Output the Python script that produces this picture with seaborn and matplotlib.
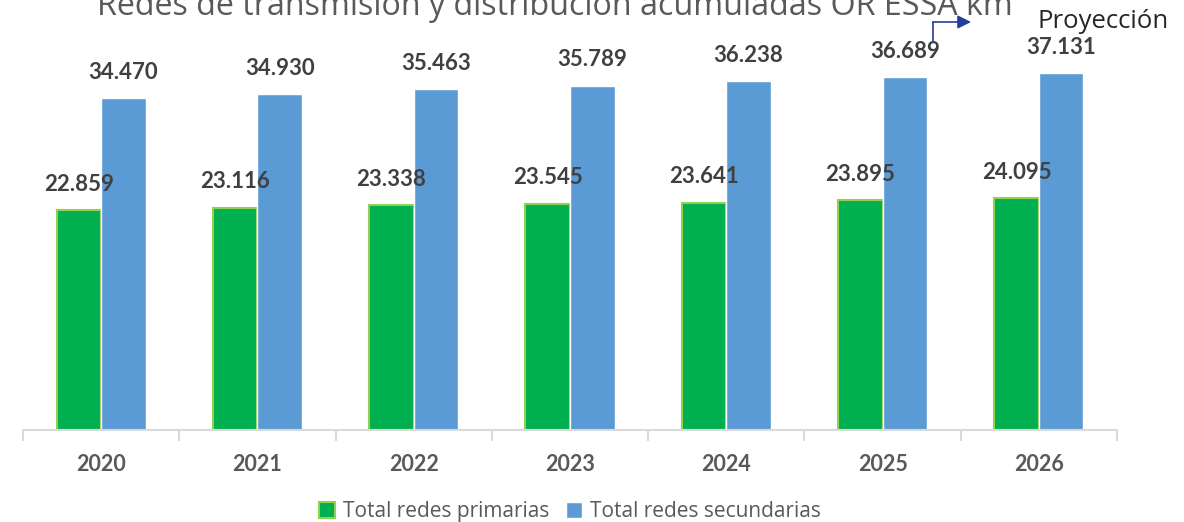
import numpy as np
import pandas as pd
import matplotlib.pyplot as plt
import seaborn as sns
from matplotlib.ticker import FixedLocator

# Datos (km)
years = ['2020', '2021', '2022', '2023', '2024', '2025', '2026']
primarias = [22859, 23116, 23338, 23545, 23641, 23895, 24095]
secundarias = [34470, 34930, 35463, 35789, 36238, 36689, 37131]
series = ['Total redes primarias', 'Total redes secundarias']
colors = ['#00B050', '#5B9BD5']

df = pd.DataFrame({
    'Año': years * 2,
    'km': primarias + secundarias,
    'Serie': [series[0]] * len(years) + [series[1]] * len(years),
})

sns.set_theme(style='white')
plt.rcParams['font.family'] = ['Lato', 'DejaVu Sans']

fig = plt.figure(figsize=(11.84, 5.22), dpi=100)
ax = fig.add_axes([23 / 1184, 1 - 430 / 522, 1094 / 1184, 430 / 522])

sns.barplot(data=df, x='Año', y='km', hue='Serie', palette=colors,
            width=0.57, gap=0, saturation=1, ax=ax, legend=True)

# borde verde claro en las barras primarias
for p in ax.containers[0]:
    p.set_edgecolor('#92D050')
    p.set_linewidth(1.5)

def fmt(v):
    return f'{int(v):,}'.replace(',', '.')

for cont in ax.containers:
    ax.bar_label(cont, labels=[fmt(b.get_height()) for b in cont], padding=11,
                 fontsize=16, fontweight='bold', color='#404040')

ax.set_ylim(0, 44700)
ax.set_xlim(-0.5, len(years) - 0.5)
ax.set_yticks([])
ax.set_xlabel('')
ax.set_ylabel('')
for s in ['top', 'right', 'left']:
    ax.spines[s].set_visible(False)
ax.spines['bottom'].set_color('#D9D9D9')
ax.spines['bottom'].set_linewidth(1.5)

ax.tick_params(axis='x', which='major', length=0, pad=17, labelsize=15.5,
               labelcolor='#595959')
for t in ax.get_xticklabels():
    t.set_fontweight('bold')
ax.xaxis.set_minor_locator(FixedLocator(np.arange(-0.5, len(years), 1)))
ax.tick_params(axis='x', which='minor', bottom=True, length=8, width=1.5,
               color='#D9D9D9', direction='out')

leg = ax.legend(loc='center', bbox_to_anchor=(0.5, -0.19), ncol=2, frameon=False,
                prop={'family': 'Open Sans', 'size': 15}, handlelength=0.75,
                handleheight=0.75, handletextpad=0.4, columnspacing=0.8)
for t in leg.get_texts():
    t.set_color('#595959')
leg.legend_handles[0].set_edgecolor('#92D050')
leg.legend_handles[0].set_linewidth(1.5)

fig.text(555 / 1184, 1 - 15 / 522,
         'Redes de transmisión y distribución acumuladas OR ESSA km',
         ha='center', va='baseline', fontsize=23.2, color='#595959',
         family='Open Sans')

# flecha de proyección
fig.add_artist(plt.Line2D([933 / 1184, 933 / 1184], [1 - 42 / 522, 1 - 22 / 522],
                          color='#1F3F99', lw=1.2, transform=fig.transFigure))
ax.annotate('', xy=(971 / 1184, 1 - 22 / 522), xytext=(933 / 1184, 1 - 22 / 522),
            xycoords='figure fraction', textcoords='figure fraction',
            arrowprops=dict(arrowstyle='-|>', color='#1F3F99', lw=1.2,
                            mutation_scale=20, shrinkA=0, shrinkB=0))
fig.text(1038 / 1184, 1 - 22 / 522, 'Proyección', ha='left', va='center',
         fontsize=18.5, color='#262626', family='Open Sans')

fig.savefig('out.png', dpi=100)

-- Instruction --
Restate the data word for word from its first line through the line with "from matplotlib.ticker import FixedLocator", leaving out any picture along the way.

-- Finished answer --
Output the Python script that produces this picture with seaborn and matplotlib.
import numpy as np
import pandas as pd
import matplotlib.pyplot as plt
import seaborn as sns
from matplotlib.ticker import FixedLocator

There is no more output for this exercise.